O benim milletimin yıldızıdır, parlayacak;                      
O benimdir, o benim milletimindir ancak.                           
 
Çatma, kurban olayım, çehreni ey nazlı hilal!                      
Kahraman ırkıma bir gül! Ne bu şiddet, bu celal?             
Sana olmaz dökülen kanlarımız sonra helal...                    
Hakkıdır, hakk´a tapan, milletimin istiklal!                           
 
Bastığın yerleri toprak diyerek geçme, tanı.!
Düşün altındaki binlerce kefensiz yatanı.
Sen şehid oğlusun incitme yazıktır atanı,
Verme, dünyaları alsan da bu cennet vatanı.
Kim bu cennet vatanın uğruna olmaz ki feda?
Kim bu cennet vatanın uğruna olmaz ki feda?
Şüheda fışkıracak, toprağı sıksan şüheda!
Canı, cananı, bütün varımı alsın da Huda,
Etmesin tek vatanımdan beni dünyada cüda.

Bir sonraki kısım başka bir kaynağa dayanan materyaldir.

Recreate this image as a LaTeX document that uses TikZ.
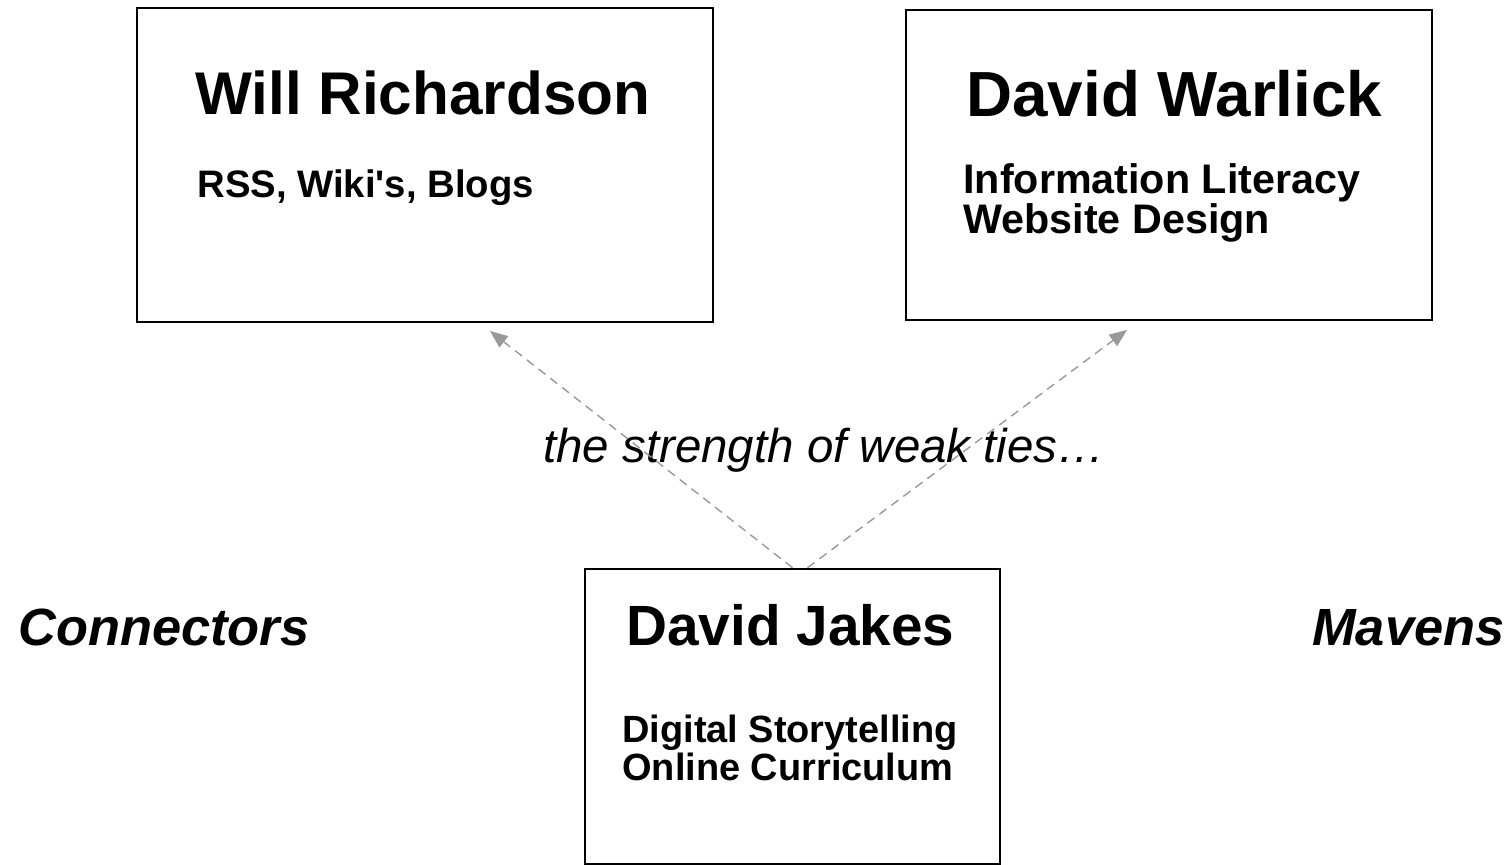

Hamdullah Subhi Bey tarafından Mecliste okunup ayakta dinlendikten sonra 12 Mart 1921 cumartesi günü saat 17;49 da Milli Marş olarak kabul edildi. Hamdullah Subhi bey tarafından ikinci kez istiklal marşı okunduğunda tüm millet vekilleri göz yaşlarına hakim olamamışlardır.

İstiklal marşımızı büyük bir heyecan içinde coşkuyla dinlemişlerdir. Kendisine verilmek istenen 500 lirayı Hilal-i Ahmer bünyesinde kurulan kadın ve çocuklara iş öğreten ve cepheye elbise diken Darül Mesai vakfına bağış ladı. O günlerde Akif´in paraya ihtiyacı vardı. Geçim sıkıntısı çekiyordu.

Parayı alması için israr edilmesine rağmen, vatanı ve milleti için yazdığı istiklal marşının karşılığında verilen parayı almayı uygun görmedi. Çünkü o, milletini ve vatanını çok seviyordu.M, Akif, Allah bu Millet´e bir daha böyle bir marş yazdırmasın temennisinde bulundu.

Kurtuluş Savaşı ve zafer sonrası uzunca bir süre Mısır´da yaşayan Milli Şâirimiz Mehmet Âkif Ersoy, 17 Haziran 1936´da tedavi için İstanbul´a döndü. 27 Aralık 1936 tarihinde İstanbul´da, Beyoğlu´ndaki Mısır Apartmanı´nda vefat etti,  Edirnekapı Şehitliğinde yatmaktadır. Ruhu şad olsun. En önemli iki eseri İstiklal Marşı ve şiirlerini yedi kitap halinde topladığı Safahat´tır.